The mining industry is facing among other issues challenges of low ore grades, rising costs of production and lower revenue.
“This situation calls for innovation in the minerals industry in order to come up with better and more efficient ways of production,” Matutu said.
According to Minerals Marketing Corporation of Zimbabwe’s (MMCZ) Marketing Manager, Ottilia Furusa, the general mineral outlook is not bright given the fact that most commodities are not doing very well on the international market.
Although well-established mines can afford new technologies, small-scale miners, who are expected to contribute at least 13 tonnes of gold to national output this year, up from 9,7 tonnes that they produced last year, may find it hard to acquire the new and efficient technologies.

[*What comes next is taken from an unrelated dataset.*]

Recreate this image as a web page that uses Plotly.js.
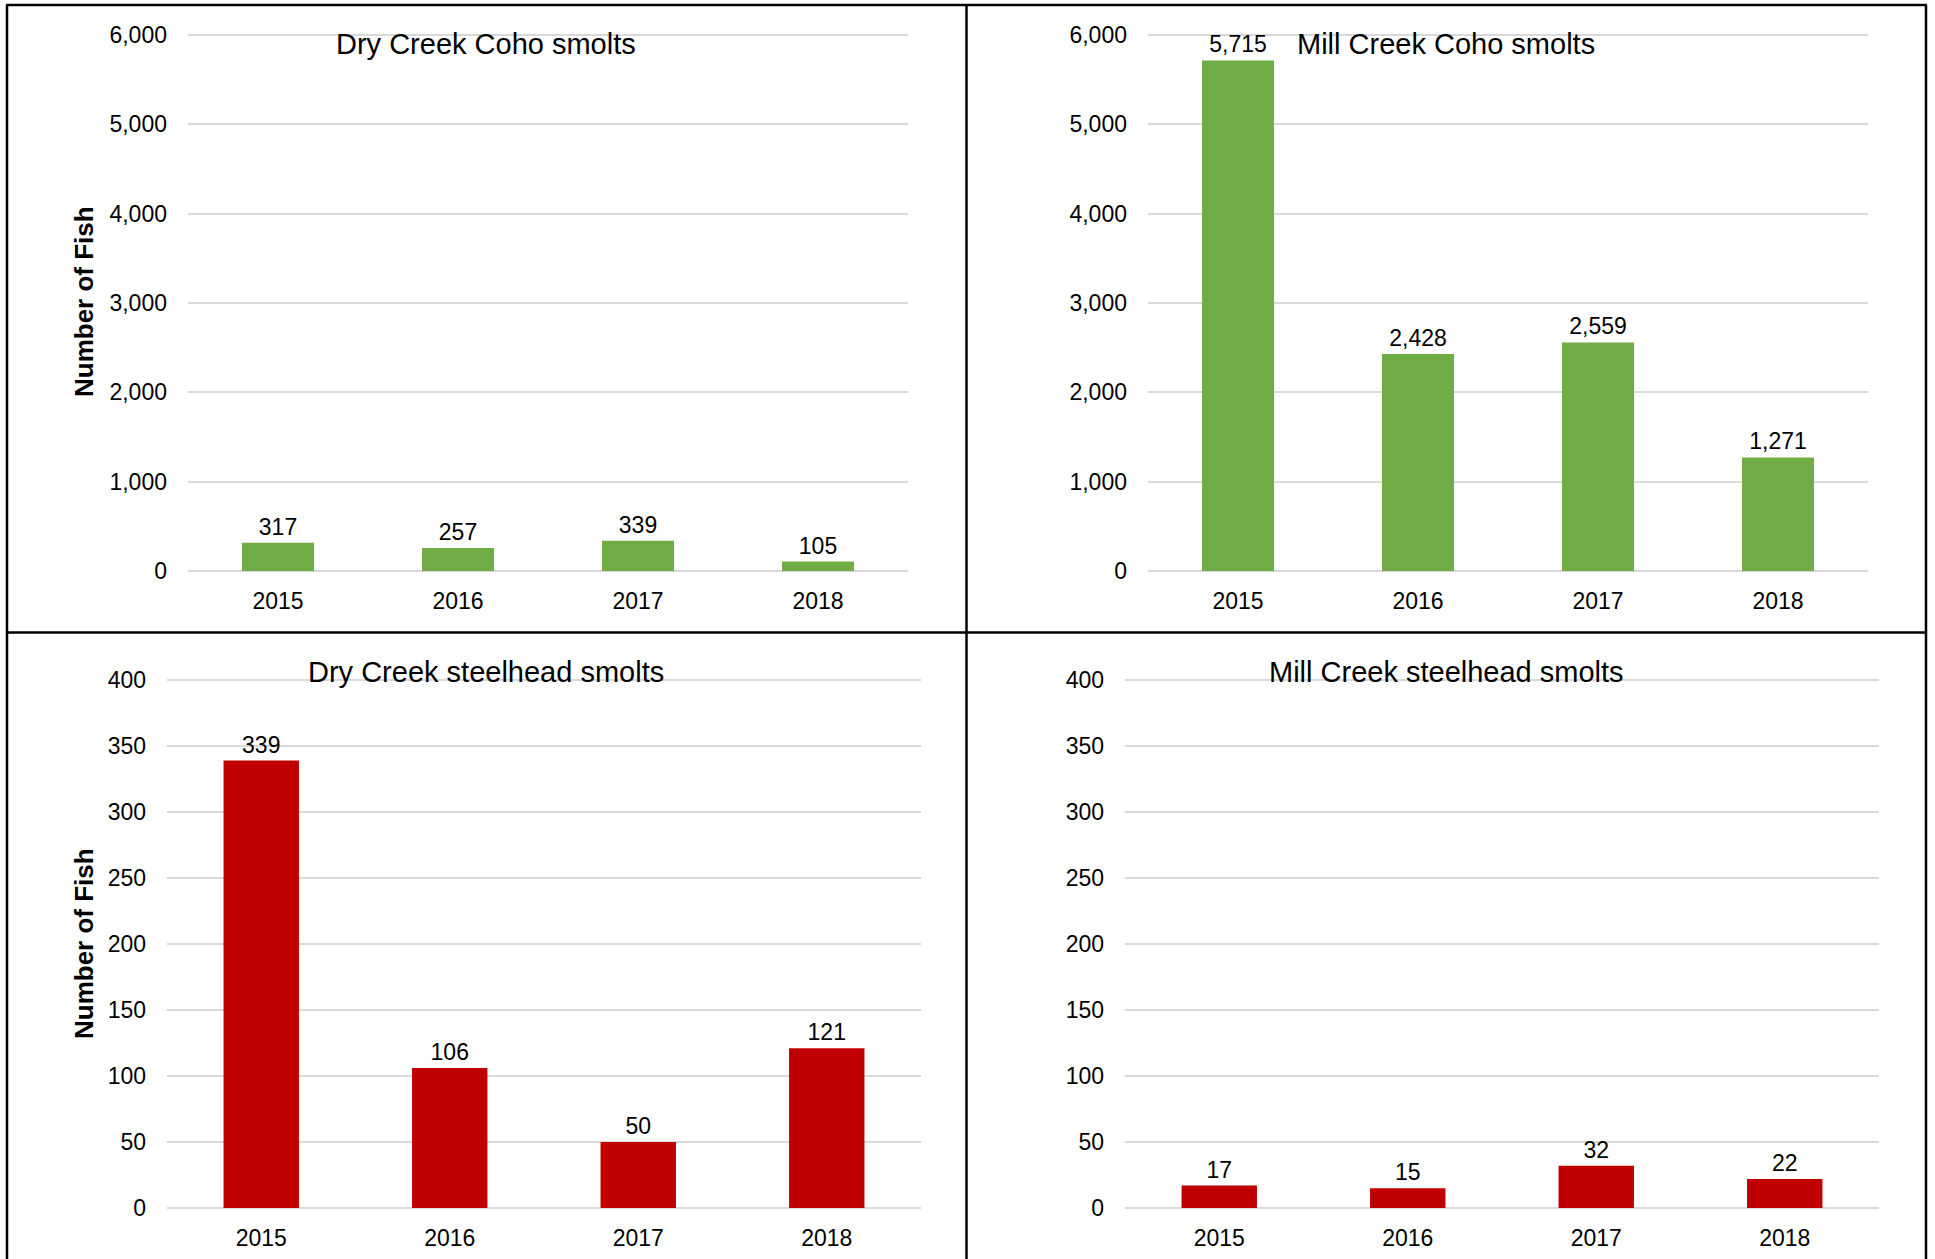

Zimbabwe Artisanal and Small-scale for Sustainable Mining Council (ZASMC) president Engineer Chris Murove said that miners were lacking adequate mining and milling equipment.
Small-scale miners, who are also complaining of high mining charges have not been able to develop into well-established corporations that can afford the mining equipment.
The Zimbabwean government chipped in to help by working on to access equipment from the Asian countries of China and South Korea.
The commodity prices of metal and mineral prices have been slowly recovering from the 2007- 2008 economic recession as the growth of the economy decelerated.
However, the increase in prices is set to continue this year owing to a rise in demand for ferrochrome by Chinese stainless steel companies.